The J.F. Shea Co. on Wednesday agreed to pay a $3.25-million settlement to 39 of 141 families living near the McColl toxic waste dump who have claimed in lawsuits that they should have been warned about the landfill and its hazards.
Shea's settlement, the largest single one to date in the case, brings the total settlement amount, to be paid by 11 defendants, to $8.75 million, said Jeffrey A. Matz, one of four attorneys representing plaintiff families.
The agreement must still be approved by Orange County Superior Court Judge Jerrold S. Oliver, as must last week's $2.5-million settlement by the City of Fullerton with all 141 families. If both are approved, it would effectively mean the end of nearly five years of litigation for the 39 families in the Fullerton Crest tract built by Shea, Matz said.
"I'm delighted for my clients because I think this will provide a huge relief for them," Matz said. "It means that soon they can go about their business, move out of the neighborhood and forget about McColl."
The Shea settlement works out to $83,333 per family in the Fullerton Crest cases.
Matz estimated that when the $8.75 million is apportioned, each of the 39 Fullerton Crest families would "end up with a gross recovery of $115,000 to $120,000 per family."
He has said previously that he expects all families to recover "at least $30,000 to $40,000" in damages. With additional settlements from the remaining defendants, the amount could be higher.
Alan Beardsley, an attorney representing the Walnut-based development company confirmed the amount of the settlement but would not comment further.
"Shea has requested that its attorneys not comment on the matter to the press," Beardsley explained Wednesday. "But a settlement certainly would not be admission of guilt on Shea's part."
A Shea company attorney, David P. Yaffe of Universal City, did not return telephone calls.
Shea's settlement leaves two defendants and 102 families as plaintiffs in the complex legal case whose trial was expected to take up to two years.
One defendant is the William Lyon Co., developer of the Island and Meadows tracts to the southwest and northeast of the abandoned dump. The second is the Fullerton Hills Development Co., a joint venture formed by Lyon and the Chevron Land and Development Co. to build the Meadows development. Matz said settlement negotiations are continuing with attorneys for both. A trial that initially involved most of the defendants was scheduled to begin March 10 but has been delayed pending appeals on court rulings.

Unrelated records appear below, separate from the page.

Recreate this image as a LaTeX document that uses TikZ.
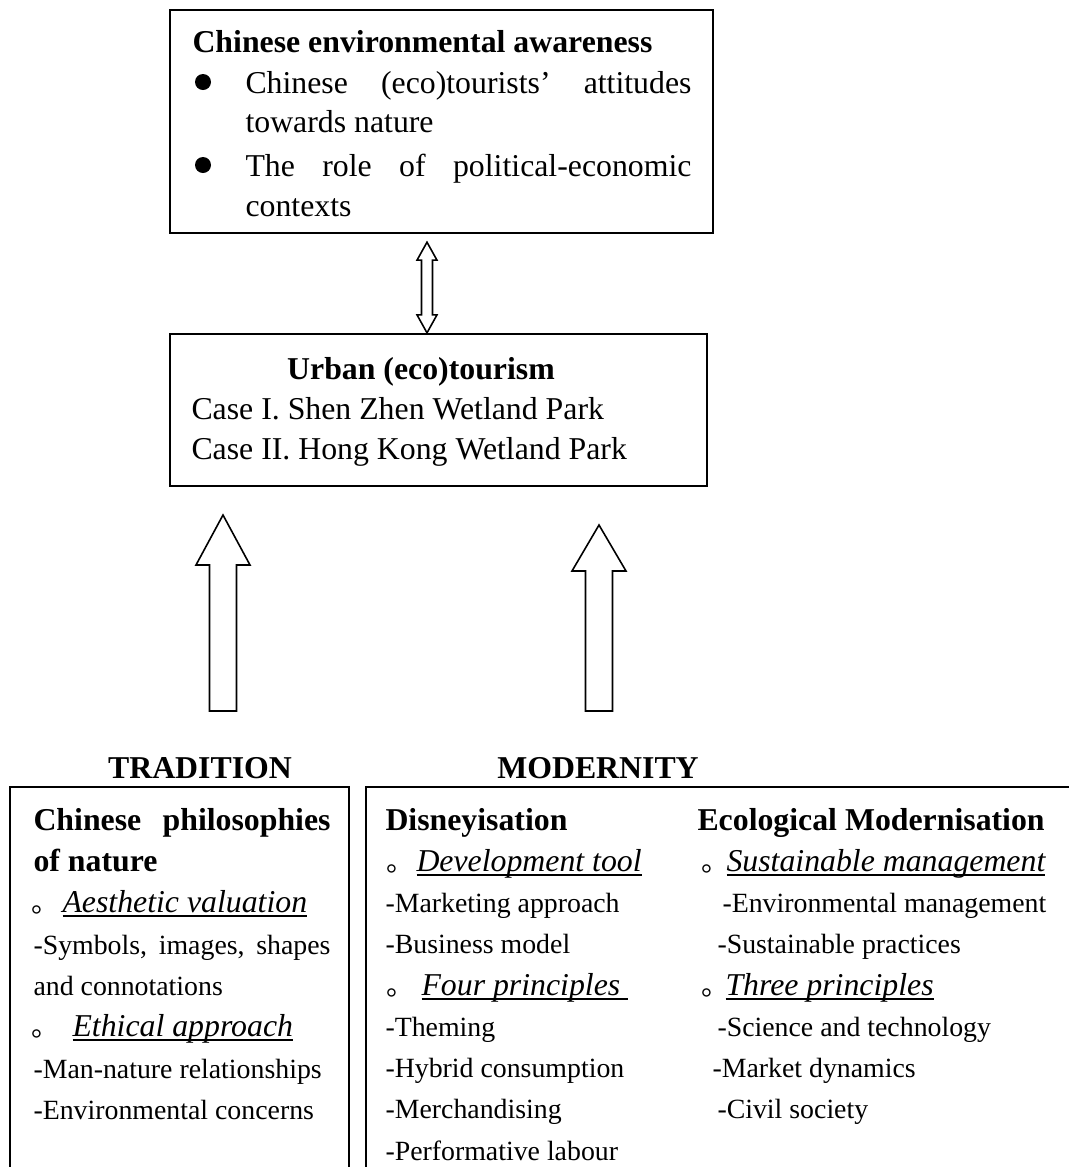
\documentclass[tikz,border=0pt]{standalone}
\usepackage{fontspec}
\setmainfont{Liberation Serif}
\newfontfamily\cjkdot{Noto Sans CJK SC}
\usetikzlibrary{calc}
\newcommand{\lineunder}[1]{\setbox0\hbox{#1}\rlap{\rule[-1.8pt]{\wd0}{0.6pt}}\box0}

\begin{document}
\begin{tikzpicture}[x=0.3774pt,y=-0.3774pt,line join=miter,
  frame/.style={draw,line width=0.85pt},
  hollow/.style={draw,fill=white,line width=0.6pt},
  head/.style={anchor=base west,inner sep=0pt,font=\fontsize{12}{14}\selectfont\bfseries},
  body/.style={anchor=base west,inner sep=0pt,font=\fontsize{12}{14}\selectfont},
  sub/.style={anchor=base west,inner sep=0pt,font=\fontsize{12}{14}\selectfont\itshape},
  item/.style={anchor=base west,inner sep=0pt,font=\fontsize{10.5}{12}\selectfont},
  ring/.style={anchor=base west,inner sep=0pt,font=\fontsize{10.5}{12}\selectfont\cjkdot}]
  \useasboundingbox (0,0) rectangle (1069,1167);

  \node[frame,minimum width=204.9pt,minimum height=84.2pt] (aware) at (441.5,121.5) {};
  \node[head] (awaretitle) at (192,52) {Chinese environmental awareness};
  \foreach \y in {82,165}
    \fill (203,\y) circle[radius=8];
  \node[body] (att1) at (245,93) {\makebox[168.3pt][s]{Chinese (eco)tourists' attitudes}};
  \node[body] (att2) at (245,132) {towards nature};
  \node[body] (pol1) at (245,176) {\makebox[168.3pt][s]{The role of political-economic}};
  \node[body] (pol2) at (245,216) {contexts};

  \node[frame,minimum width=202.7pt,minimum height=57.4pt] (urban) at (438.5,410) {};
  \node[head,anchor=base] (urbantitle) at (421,379) {Urban (eco)tourism};
  \node[body] (case1) at (191,419) {Case I. Shen Zhen Wetland Park};
  \node[body] (case2) at (191,459) {Case II. Hong Kong Wetland Park};

  \coordinate (dtop) at ($(aware.south)+(-14.5,8)$);
  \coordinate (dbot) at (dtop |- urban.north);
  \draw[hollow] (dtop) -- ++(10,18) -- ++(-4.5,0) -- ($(dbot)+(5.5,-18)$) -- ++(4.5,0)
    -- (dbot) -- ++(-10,-18) -- ++(4.5,0) -- ($(dtop)+(-5.5,18)$) -- ++(-4.5,0) -- cycle;

  \foreach \x/\tip/\base in {223/515/565,599/525/571}
    \draw[hollow] (\x,\tip) -- (\x+27,\base) -- (\x+13.5,\base) -- (\x+13.5,711)
      -- (\x-13.5,711) -- (\x-13.5,\base) -- (\x-27,\base) -- cycle;

  \node[head,anchor=base] (trad) at (200,778) {TRADITION};
  \node[head,anchor=base] (modern) at (598,778) {MODERNITY};
  \draw[frame] (10,1172) -- (10,787) -- (349,787) -- (349,1172);
  \draw[frame] (366,1172) -- (366,787) -- (1074,787);

  \node[head] (phil1) at (33,830) {\makebox[112.1pt][s]{Chinese philosophies}};
  \node[head] (phil2) at (33,871) {of nature};
  \node[ring] (aesdot) at (31,912) {。};
  \node[sub] (aes) at (62,912) {\lineunder{Aesthetic valuation}};
  \node[item] (sym1) at (33,954) {\makebox[112.1pt][s]{-Symbols, images, shapes}};
  \node[item] (sym2) at (33,995) {and connotations};
  \node[ring] (ethdot) at (31,1036) {。};
  \node[sub] (eth) at (72,1036) {\lineunder{Ethical approach}};
  \node[item] (man) at (33,1078) {-Man-nature relationships};
  \node[item] (env) at (33,1119) {-Environmental concerns};

  \node[head] (disney) at (385,830) {Disneyisation};
  \node[ring] (devdot) at (386,871) {。};
  \node[sub] (dev) at (416,871) {\lineunder{Development tool}};
  \node[ring] (fourdot) at (386,995) {。};
  \node[sub] (four) at (421,995) {\lineunder{Four principles\ }};
  \foreach \i/\lab in {2/Marketing approach,3/Business model,5/Theming,6/Hybrid consumption,7/Merchandising,8/Performative labour}
    \node[item] (dis\i) at (385,830+41.25*\i) {-\lab};

  \node[head] (ecomod) at (697,830) {Ecological Modernisation};
  \node[ring] (susdot) at (701,871) {。};
  \node[sub] (sus) at (726,871) {\lineunder{Sustainable management}};
  \node[ring] (threedot) at (701,995) {。};
  \node[sub] (three) at (725,995) {\lineunder{Three principles}};
  \foreach \i/\xx/\lab in {2/722/Environmental management,3/717/Sustainable practices,5/717/Science and technology,6/712/Market dynamics,7/717/Civil society}
    \node[item] (eco\i) at (\xx,830+41.25*\i) {-\lab};
\end{tikzpicture}
\end{document}
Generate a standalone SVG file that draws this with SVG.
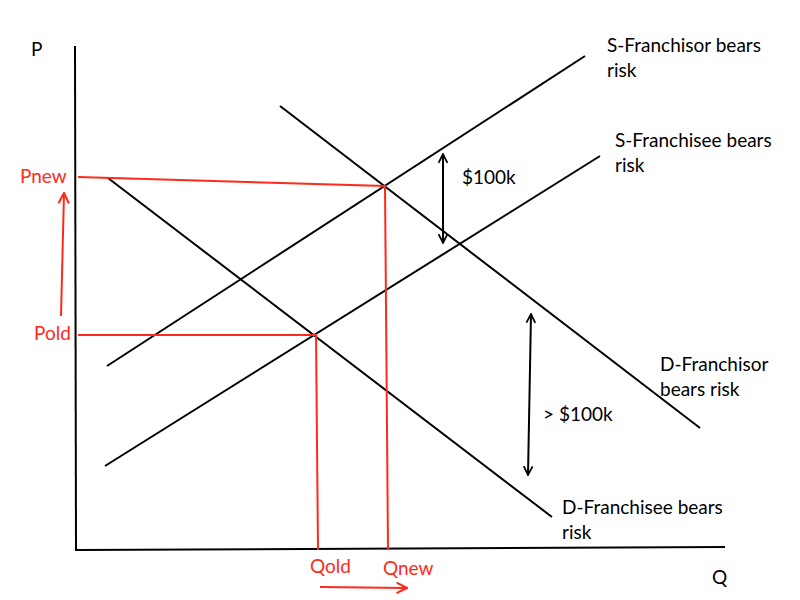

Many sources knowledgeable about the case say the Lyon Co. is not inclined to settle. But others say the prospect of facing a jury in a protracted trial over a toxic waste site may push the company to cut its losses.
Lyon attorneys also have challenged many of the previous settlements on the grounds that the amounts did not correspond with each defendant's share of liability. The California Supreme Court has upheld some of the settlements, including one for $1.4 million agreed to by seven oil companies that deposited refinery waste at the dump during the 1940s.
The dump was created during World War II, when oil companies producing high-octane aviation fuel deposited refinery wastes in 12 sumps on land leased by oil industry consultant Eli McColl. Oil-drilling muds were added later to six of the sumps, which McColl later purchased.
The dump is now beneath a vacant field and part of a golf course on the Los Coyotes Country Club. It is bordered on three sides by expensive homes in northwest Fullerton.
State health officials have determined that the refinery sludge contains sulfuric acid, benzene and arsenic, all highly toxic. Before a canvas covering and layers of earth were placed over the sumps, nearby residents complained that the sulfur dioxide fumes caused headaches, nausea and respiratory problems, mainly during the summer months.
After years of lobbying and studies, a $26.5-million federal Superfund cleanup project was set to remove the foul-smelling sludge and contaminated dirt to a disposal site in Kern County. But cleanup plans were stalled last May 31, when a Superior Court judge ordered a state environmental impact study. The study, now under way, is expected to take at least 12 months to complete.
Not all families are involved in all settlements, but all families are expected to share in about $4.5 million of the $8.75-million total, Matz said Wednesday.
All families have agreed to let retired Judge Joseph Wapner, who appears on television on "People's Court," decide how the settlement amount should be divided among the residents. Wapner's plan must be submitted to Oliver for approval.
Matz said he hopes the plaintiffs will receive some money within 45 days.
"We're trying to beat income tax day so our clients can do things like put money into Individual Retirement Accounts and things like that before the deadline," Matz said. "But I'm not sure we're going to make it."